The answer is to be found in the character of the politics that birthed the Fourth Republic in 1999. Democracy did not return to Nigeria in 1999 like manna descending from heaven. Our thieving Army Generals did not suddenly wake up one fine morning and decided that they had had their fill of governing Nigeria with an iron fist and returned power to politicians. No. May 1999 was the result of a long and bruising struggle between these rogue Generals and the nation’s pro-democracy activists starting from December 1983 when General Muhammadu Buhari and his cohorts staged a coup and ended the troubled life of the Second Republic.

While it is true that the politicians of the Second Republic, particularly those of the ruling National Party of Nigeria (NPN) were corrupt and visionless, that was not enough excuse for General Buhari to replace democratic government with iron-fisted dictatorship. It is significant that the first question Nigerian journalists asked Buhari a few days after he took power was how long his military junta would stay in office and when he would conduct democratic elections in the country. It is telling that Buhari replied that democratic election was not on the agenda of his government as far as he was concerned. When the military ruler unfolded a barrage of decrees gaging the press and generally turning the country into a military parade ground Nigerian journalists and human rights workers coalesced into a pro-democracy movement, thus providing the fertile ground for Buhari’s rival, General Ibahim Babangida to strike in August 1985 and ease Buhari out of power.

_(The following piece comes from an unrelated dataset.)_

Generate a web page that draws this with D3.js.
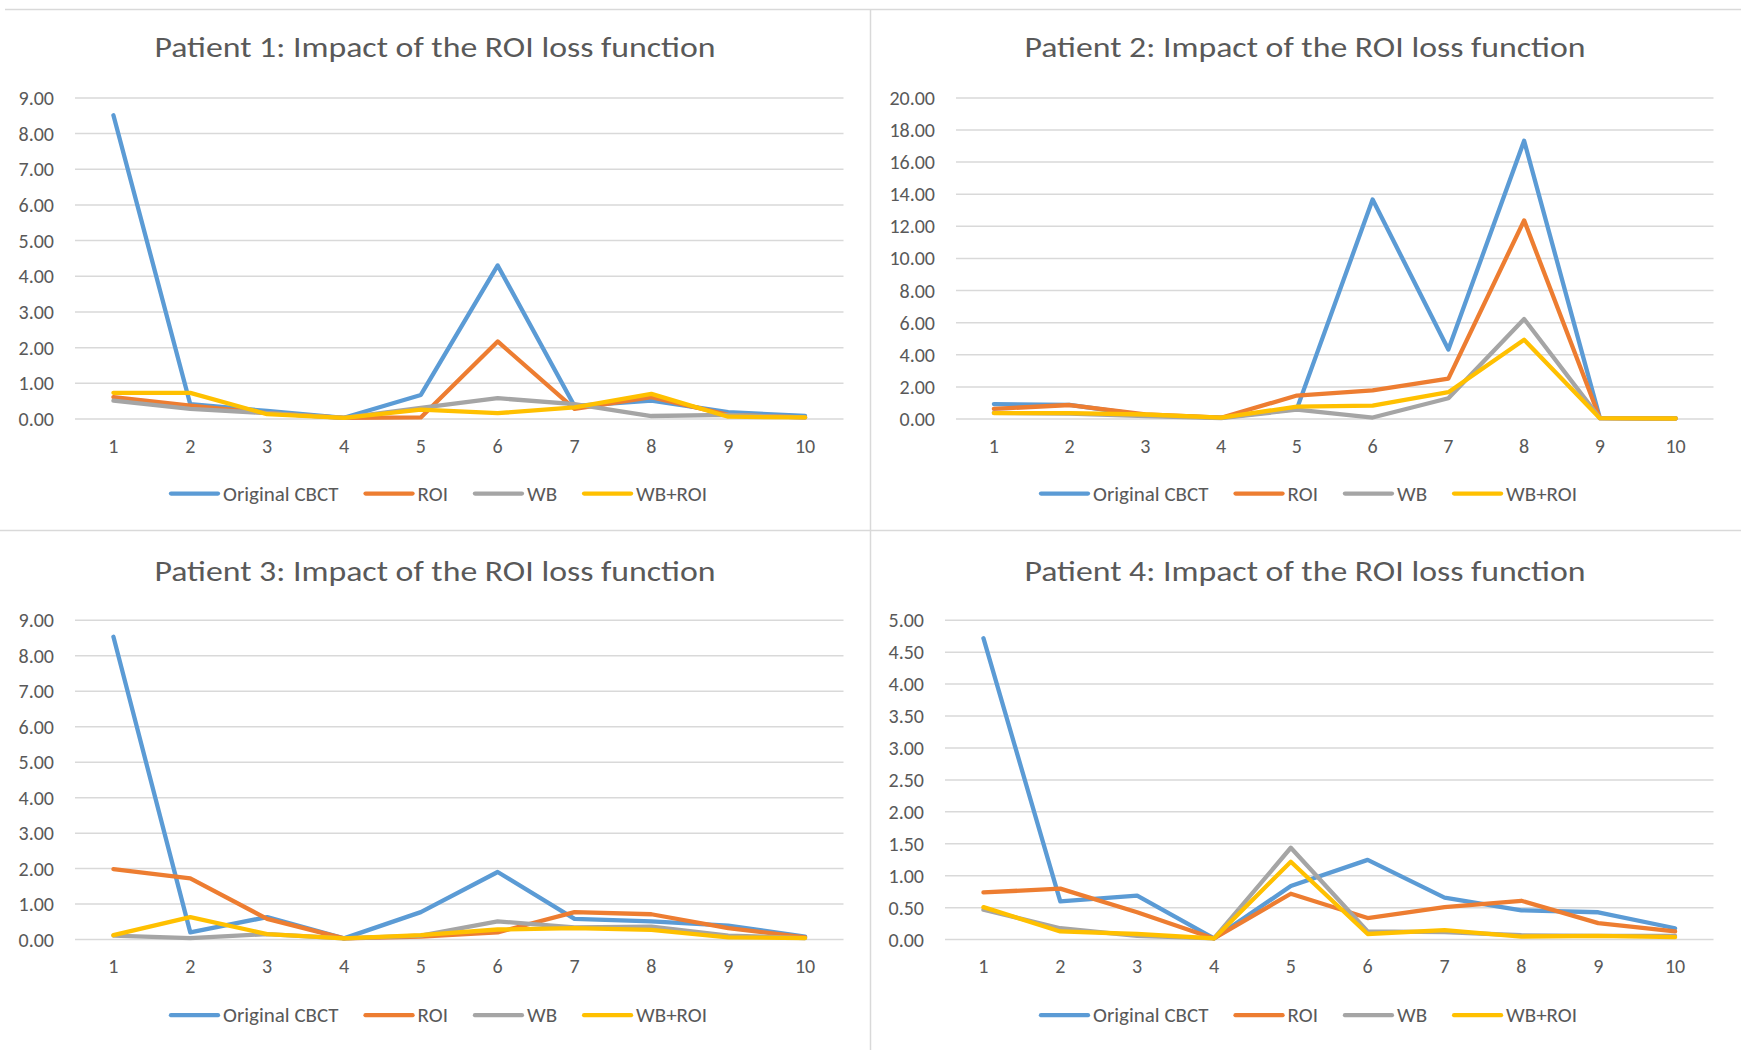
<!DOCTYPE html>
<html>
<head>
<meta charset="utf-8">
<script src="https://cdn.jsdelivr.net/npm/d3@7"></script>
<style>
  body { margin: 0; background: #fff; }
  svg text { font-family: Calibri, Carlito, Lato, sans-serif; fill: #595959; }
</style>
</head>
<body>
<div id="chart"></div>
<script>
// 1: DATA
const categories = [1, 2, 3, 4, 5, 6, 7, 8, 9, 10];
const seriesNames = ["Original CBCT", "ROI", "WB", "WB+ROI"];
const seriesColors = ["#5B9BD5", "#ED7D31", "#A5A5A5", "#FFC000"];
const titles = [
    "Patient 1: Impact of the ROI loss function",
    "Patient 2: Impact of the ROI loss function",
    "Patient 3: Impact of the ROI loss function",
    "Patient 4: Impact of the ROI loss function"
];
const yMax = [9, 20, 9, 5];
const yStep = [1, 2, 1, 0.5];

// patient 1
const p1Cbct  = [8.50, 0.40, 0.21, 0.02, 0.66, 4.29, 0.35, 0.50, 0.18, 0.07];
const p1Roi   = [0.60, 0.36, 0.15, 0.02, 0.03, 2.16, 0.27, 0.60, 0.10, 0.03];
const p1Wb    = [0.50, 0.27, 0.15, 0.02, 0.30, 0.57, 0.40, 0.07, 0.10, 0.03];
const p1WbRoi = [0.72, 0.72, 0.12, 0.02, 0.25, 0.15, 0.31, 0.69, 0.05, 0.03];
// patient 2
const p2Cbct  = [0.90, 0.85, 0.20, 0.05, 0.60, 13.64, 4.30, 17.30, 0.02, 0.00];
const p2Roi   = [0.60, 0.84, 0.25, 0.05, 1.43, 1.75, 2.48, 12.34, 0.02, 0.00];
const p2Wb    = [0.35, 0.30, 0.15, 0.02, 0.55, 0.06, 1.26, 6.20, 0.02, 0.00];
const p2WbRoi = [0.34, 0.34, 0.25, 0.05, 0.74, 0.80, 1.64, 4.90, 0.02, 0.00];
// patient 3
const p3Cbct  = [8.52, 0.19, 0.62, 0.02, 0.76, 1.89, 0.57, 0.50, 0.38, 0.07];
const p3Roi   = [1.97, 1.71, 0.57, 0.02, 0.07, 0.19, 0.76, 0.70, 0.31, 0.05];
const p3Wb    = [0.10, 0.03, 0.14, 0.02, 0.10, 0.50, 0.33, 0.35, 0.10, 0.03];
const p3WbRoi = [0.11, 0.62, 0.14, 0.02, 0.11, 0.27, 0.31, 0.26, 0.05, 0.03];
// patient 4
const p4Cbct  = [4.71, 0.59, 0.68, 0.01, 0.83, 1.24, 0.65, 0.45, 0.42, 0.17];
const p4Roi   = [0.73, 0.79, 0.42, 0.01, 0.71, 0.33, 0.50, 0.60, 0.25, 0.12];
const p4Wb    = [0.46, 0.17, 0.05, 0.01, 1.43, 0.12, 0.11, 0.06, 0.05, 0.05];
const p4WbRoi = [0.50, 0.12, 0.08, 0.01, 1.21, 0.08, 0.14, 0.04, 0.05, 0.03];

const patientSeries = [
    [p1Cbct, p1Roi, p1Wb, p1WbRoi],
    [p2Cbct, p2Roi, p2Wb, p2WbRoi],
    [p3Cbct, p3Roi, p3Wb, p3WbRoi],
    [p4Cbct, p4Roi, p4Wb, p4WbRoi]
];

// 2: LAYOUT
const W = 1741, H = 1056;
const panels = [
    { left: 75,  right: 843.5,  top: 97.4,  bottom: 418.5, titleY: 47.3,  xLabY: 445.6, legY: 493.6,  cx: 435 },
    { left: 956, right: 1713.5, top: 97.4,  bottom: 418.5, titleY: 47.3,  xLabY: 445.6, legY: 493.6,  cx: 1305 },
    { left: 75,  right: 843.5,  top: 619.7, bottom: 939.1, titleY: 570.6, xLabY: 966,   legY: 1015.2, cx: 435 },
    { left: 945, right: 1713.5, top: 619.7, bottom: 939.1, titleY: 570.6, xLabY: 966,   legY: 1015.2, cx: 1305 }
];

const svg = d3.select("#chart")
    .append("svg")
    .attr("width", W)
    .attr("height", H);

// separators between the four charts
svg.append("line").attr("x1", 5).attr("x2", W).attr("y1", 9.5).attr("y2", 9.5)
    .attr("stroke", "#d9d9d9").attr("stroke-width", 1.5);
svg.append("line").attr("x1", 0).attr("x2", W).attr("y1", 530.5).attr("y2", 530.5)
    .attr("stroke", "#d9d9d9").attr("stroke-width", 1.5);
svg.append("line").attr("x1", 870.5).attr("x2", 870.5).attr("y1", 9).attr("y2", 1050)
    .attr("stroke", "#d9d9d9").attr("stroke-width", 1.5);

// 3: DRAW EACH PANEL
panels.forEach((p, i) => {
    const g = svg.append("g");

    const x = d3.scalePoint()
        .domain(categories)
        .range([p.left, p.right])
        .padding(0.5);

    const y = d3.scaleLinear()
        .domain([0, yMax[i]])
        .range([p.bottom, p.top]);

    const ticks = d3.range(0, yMax[i] + yStep[i] / 2, yStep[i]);

    // gridlines + y labels
    const yAxis = g.append("g")
        .attr("transform", `translate(${p.left},0)`)
        .call(d3.axisLeft(y)
            .tickValues(ticks)
            .tickFormat(d3.format(".2f"))
            .tickSize(-(p.right - p.left))
            .tickPadding(21));
    yAxis.select(".domain").remove();
    yAxis.selectAll(".tick line").attr("stroke", "#d9d9d9").attr("stroke-width", 1.5);
    yAxis.selectAll(".tick text")
        .attr("fill", "#595959")
        .style("font-size", "20px")
        .attr("dy", "0.35em");

    // x labels
    g.selectAll(".xlab")
        .data(categories)
        .join("text")
        .attr("class", "xlab")
        .attr("x", d => x(d))
        .attr("y", p.xLabY)
        .attr("text-anchor", "middle")
        .attr("dominant-baseline", "central")
        .style("font-size", "20px")
        .text(d => d);

    // lines
    const line = d3.line()
        .x((d, j) => x(categories[j]))
        .y(d => y(d));

    patientSeries[i].forEach((vals, s) => {
        g.append("path")
            .datum(vals)
            .attr("d", line)
            .attr("fill", "none")
            .attr("stroke", seriesColors[s])
            .attr("stroke-width", 4.3)
            .attr("stroke-linejoin", "round")
            .attr("stroke-linecap", "round");
    });

    // title
    g.append("text")
        .attr("x", p.cx)
        .attr("y", p.titleY)
        .attr("text-anchor", "middle")
        .attr("dominant-baseline", "central")
        .style("font-size", "29px")
        .attr("textLength", 561)
        .attr("lengthAdjust", "spacingAndGlyphs")
        .text(titles[i]);

    // legend
    const leg = g.append("g");
    let lx = 0;
    seriesNames.forEach((name, s) => {
        leg.append("line")
            .attr("x1", lx).attr("x2", lx + 47)
            .attr("y1", 0).attr("y2", 0)
            .attr("stroke", seriesColors[s])
            .attr("stroke-width", 4.3)
            .attr("stroke-linecap", "round");
        const t = leg.append("text")
            .attr("x", lx + 52)
            .attr("y", 0)
            .attr("dominant-baseline", "central")
            .style("font-size", "21px")
            .text(name);
        lx += 52 + t.node().getComputedTextLength() + 27;
    });
    const legW = lx - 27;
    leg.attr("transform", `translate(${p.cx + 4 - legW / 2},${p.legY})`);
});
</script>
</body>
</html>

This pro-democracy movement was what Babangida encountered when he annulled the 1993 elections that Moshood Abiola had won. This same pro-democracy movement also fought Babangida’s successors, Ernest Shonekan and General Sani Abacha to a stand-still. Nobody needed to tell General Abdulsalaam Abubakar who became the Head of State following Abacha’s death in June 1998 that the time had come for the army to quit and return to the barracks where they really belong. It was at this point that Nigeria’s pro-democracy movement made a fatal mistake. Instead of joining forces to form a political party and seek power to govern the country after the military had relinquished the reins, it broke apart into squabbling factions. The retreating Generals saw an opening and finessed the equivalent of a civilian coup by putting Olusegun Obasanjo and the Peoples’ Democratic Party in power after them.

Thus, those who paid dearly to bring Nigeria back to democracy in 1999 did not inherit power, leaving it for yet another set of thieves and vagabonds in the mould of their likes in the First and Second Republics. Unchallenged since 1999, these politicians have been doing as they please. This is why our thieving politicians are blissfully politicking while thousands of Nigerians are dying of cholera.

• Dr Okonta was until recently Leverhulme Early Career Fellow in the Department of Politics, University of Oxford. He lives in Abuja.